Building mOps (Modern Ops Process): Transparent Status and RCAs

Some Context

The way companies handle operations these days has changed quite a bit. A major change I have witnessed myself at various startups and enterprise companies I’ve worked for is the need to be more transparent. Transparency gives customers a real glimpse into the company’s internal operations process and workflow. It helps build trust with clients by not hiding issues or incidents and it shows that you take the problems seriously and are always working to become better.

Transparent Status and RCAs

With that being said, here at SYNQ we are utilizing various modern tools to bring transparency to our clients. We use a public facing StatusPage that shows the health of our services and keeps a log of any incidents or service interruptions. The StatusPage is directly connected to our Runscope testing and monitoring platform so customers can be updated in real-time. Customers can also subscribe to the StatusPage feed or follow us on Twitter (which StatusPage automatically updates). Finally, these notifications are sent to our internal Slack channel where our ops and dev team can react quickly.
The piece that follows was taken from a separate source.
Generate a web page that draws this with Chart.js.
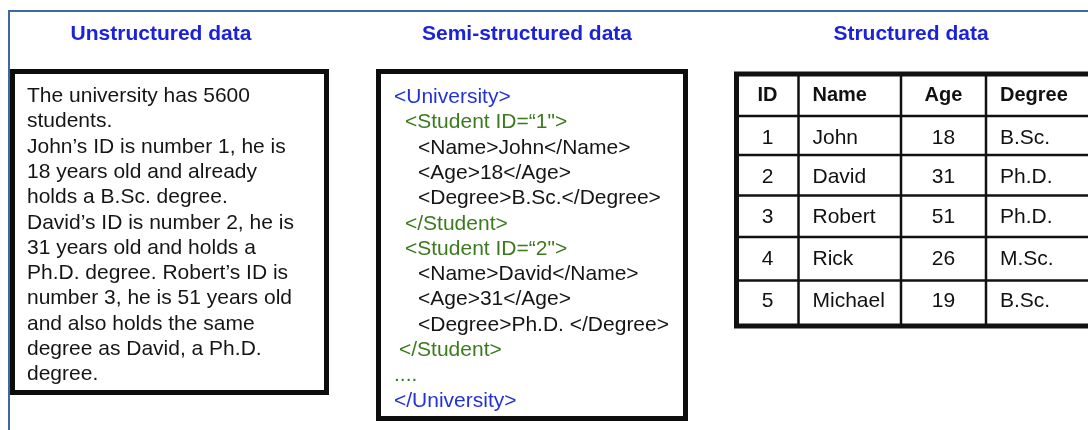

On top of this, we’re looking to implement a new process, where we will post our RCAs on Medium. Just for some context, “RCA” stands for Root Cause Analysis, a document, traditionally emailed to specific clients, to explain the “why, what, and how” of an outage and provide detailed information about what happened and more importantly the steps that will be taken to prevent the outage in the future. After publishing the RCA blog post, we can then share the blog post via our StatusPage.

Using the tools and methods described we can show customers that we are transparent in how we operate and thus always working to improve our processes.

Below I have provided a RCA blog post template, feel free to use it in your RCA process as well.

RCA Blog Post Template

Introduction:

Give a brief description of the outage and what particular service or services were affected.

Event Description:

Here you can say exactly what caused the outage. When it was first noticed and reported, make sure to include a date and time. You can also specify how long the outage lasted and also include a date and time of when it was fully resolved.

Root Cause and Remediation:

Here one would describe why the problem happened and give a brief high level description of how it was solved.

Future Preventive Measures:

Here one would give a bulleted list of things that were changed and will be done to prevent the particular outage from happening again.